(Collected data entries)
>> start
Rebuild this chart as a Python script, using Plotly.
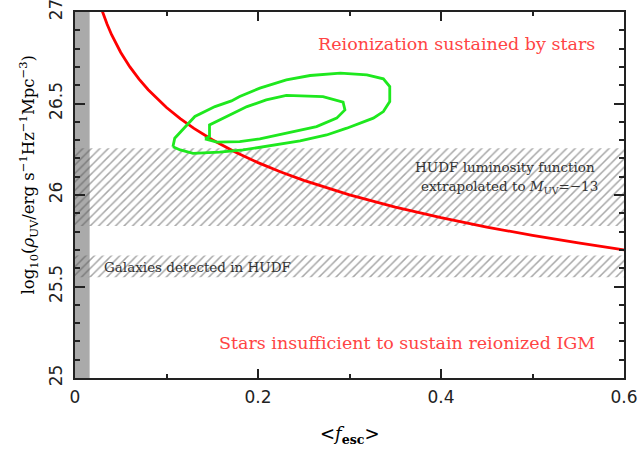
import plotly.graph_objects as go

# Red curve: stars sustaining reionization
curve_fesc = [0.029, 0.03, 0.035, 0.04, 0.045, 0.05, 0.06, 0.07, 0.08, 0.09, 0.10, 0.115, 0.13, 0.15, 0.175,
              0.2, 0.225, 0.25, 0.275, 0.3, 0.35, 0.4, 0.45, 0.5, 0.55, 0.6]
curve_logrho = [27.016, 27.001, 26.934, 26.876, 26.825, 26.779, 26.700, 26.633, 26.575, 26.524, 26.478, 26.417,
                26.364, 26.302, 26.235, 26.177, 26.126, 26.080, 26.039, 26.001, 25.934, 25.876, 25.825, 25.779,
                25.738, 25.700]

# Outer green contour
outer_fesc = [0.107, 0.109, 0.131, 0.153, 0.171, 0.180, 0.202, 0.231, 0.257, 0.290, 0.319, 0.337, 0.344, 0.344, 0.337, 0.326, 0.297, 0.275, 0.246, 0.220, 0.184, 0.158, 0.129, 0.115, 0.107]
outer_logrho = [26.264, 26.310, 26.429, 26.483, 26.514, 26.538, 26.584, 26.629, 26.653, 26.666, 26.657, 26.635, 26.593, 26.511, 26.456, 26.420, 26.365, 26.328, 26.296, 26.274, 26.246, 26.234, 26.228, 26.246, 26.264]

# Inner green contour
inner_fesc = [0.142, 0.147, 0.147, 0.166, 0.188, 0.209, 0.231, 0.271, 0.293, 0.295, 0.286, 0.264, 0.231, 0.202, 0.180, 0.155, 0.142]
inner_logrho = [26.307, 26.319, 26.383, 26.429, 26.483, 26.520, 26.544, 26.538, 26.507, 26.465, 26.420, 26.374, 26.338, 26.307, 26.292, 26.289, 26.307]

# Hatched bands (lower, upper) in log10 rho
band_extrap = [25.83, 26.255]
band_detected = [25.55, 25.67]
grey_band_fesc = [0.0, 0.016]

x_ticks = [0, 0.2, 0.4, 0.6]
x_ticklabels = ["0", "0.2", "0.4", "0.6"]
y_ticks = [25, 25.5, 26, 26.5, 27]
y_ticklabels = ["25", "25.5", "26", "26.5", "27"]

SERIF = "DejaVu Serif"

fig = go.Figure()

# grey vertical band
fig.add_shape(type="rect", xref="x", yref="y", x0=grey_band_fesc[0], x1=grey_band_fesc[1],
              y0=25, y1=27, fillcolor="#aaaaaa", line_width=0, layer="below")

for lo, hi in (band_extrap, band_detected):
    fig.add_trace(go.Scatter(
        x=[0, 0.6, 0.6, 0, 0], y=[lo, lo, hi, hi, lo],
        mode="lines", line=dict(width=0, color="rgba(0,0,0,0)"),
        fill="toself", fillcolor="rgba(0,0,0,0)",
        fillpattern=dict(shape="/", size=6, solidity=0.25, fgcolor="#505050"),
        hoverinfo="skip", showlegend=False))

fig.add_trace(go.Scatter(x=curve_fesc, y=curve_logrho, mode="lines",
                         line=dict(color="#ff0000", width=2.8), showlegend=False))
fig.add_trace(go.Scatter(x=outer_fesc, y=outer_logrho, mode="lines",
                         line=dict(color="#1ee81e", width=2.8), showlegend=False))
fig.add_trace(go.Scatter(x=inner_fesc, y=inner_logrho, mode="lines",
                         line=dict(color="#1ee81e", width=2.8), showlegend=False))

annots = [
    dict(x=0.57, y=26.826, text="Reionization sustained by stars", xanchor="right",
         font=dict(family=SERIF, size=17.5, color="#ff4444")),
    dict(x=0.57, y=25.19, text="Stars insufficient to sustain reionized IGM", xanchor="right",
         font=dict(family=SERIF, size=17.5, color="#ff4444")),
    dict(x=0.571, y=26.155, text="HUDF luminosity function", xanchor="right",
         font=dict(family=SERIF, size=13.5, color="#333333")),
    dict(x=0.574, y=26.044, text="extrapolated to <i>M</i><sub>UV</sub>=−13", xanchor="right",
         font=dict(family=SERIF, size=13.5, color="#333333")),
    dict(x=0.030, y=25.604, text="Galaxies detected in HUDF", xanchor="left",
         font=dict(family=SERIF, size=13.5, color="#333333")),
]
for a in annots:
    fig.add_annotation(xref="x", yref="y", showarrow=False, yanchor="middle", **a)

fig.add_annotation(xref="paper", yref="paper", x=-0.085, y=0.557, xanchor="center", yanchor="middle",
                   textangle=-90, showarrow=False,
                   text="log<sub>10</sub>(<i>ρ</i><sub>UV</sub>/erg s<sup>−1</sup>Hz<sup>−1</sup>Mpc<sup>−3</sup>)",
                   font=dict(family=SERIF, size=16.5, color="black"))
fig.add_annotation(xref="paper", yref="paper", x=0.5, y=-0.155, xanchor="center", yanchor="middle",
                   showarrow=False, text="&lt;<i>f</i><sub><b>esc</b></sub>&gt;",
                   font=dict(family=SERIF, size=18, color="black"))

fig.update_layout(
    width=640, height=454,
    margin=dict(l=75, r=16, t=12, b=76),
    plot_bgcolor="white", paper_bgcolor="white",
    showlegend=False,
)
fig.update_xaxes(range=[0, 0.6], tickvals=x_ticks, ticktext=x_ticklabels, automargin=False,
                 ticks="inside", ticklen=9, tickwidth=1.5, tickcolor="#222",
                 minor=dict(dtick=0.1, ticks="inside", ticklen=4, tickwidth=1.5, tickcolor="#222"),
                 showline=True, linecolor="#222", linewidth=2, mirror="allticks",
                 showgrid=False, zeroline=False, ticklabeloverflow="allow", ticklabelstandoff=3,
                 tickfont=dict(family="DejaVu Sans", size=17, color="#222"))
fig.update_yaxes(range=[25, 27], tickvals=y_ticks, ticktext=y_ticklabels, automargin=False,
                 ticks="inside", ticklen=10, tickwidth=1.5, tickcolor="#222",
                 minor=dict(dtick=0.1, ticks="inside", ticklen=5, tickwidth=1.5, tickcolor="#222"),
                 showline=True, linecolor="#222", linewidth=2, mirror="allticks",
                 showgrid=False, zeroline=False, tickangle=-90, ticklabeloverflow="allow",
                 ticklabelstandoff=4,
                 tickfont=dict(family="DejaVu Sans", size=17, color="#222"))

fig.write_html("out.html", post_script="document.body.style.margin='0';",
               config={"displayModeBar": False})
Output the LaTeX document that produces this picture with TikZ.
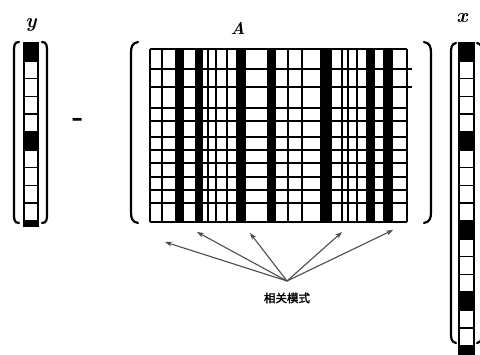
>> end
▶ [GIVEN EXERCISE]:
Pictures excluded, repeat the records exactly from their opening line through the line containing "25.738, 25.700]".

▶ [ANSWER TO THIS TASK]:
Rebuild this chart as a Python script, using Plotly.
import plotly.graph_objects as go

# Red curve: stars sustaining reionization
curve_fesc = [0.029, 0.03, 0.035, 0.04, 0.045, 0.05, 0.06, 0.07, 0.08, 0.09, 0.10, 0.115, 0.13, 0.15, 0.175,
              0.2, 0.225, 0.25, 0.275, 0.3, 0.35, 0.4, 0.45, 0.5, 0.55, 0.6]
curve_logrho = [27.016, 27.001, 26.934, 26.876, 26.825, 26.779, 26.700, 26.633, 26.575, 26.524, 26.478, 26.417,
                26.364, 26.302, 26.235, 26.177, 26.126, 26.080, 26.039, 26.001, 25.934, 25.876, 25.825, 25.779,
                25.738, 25.700]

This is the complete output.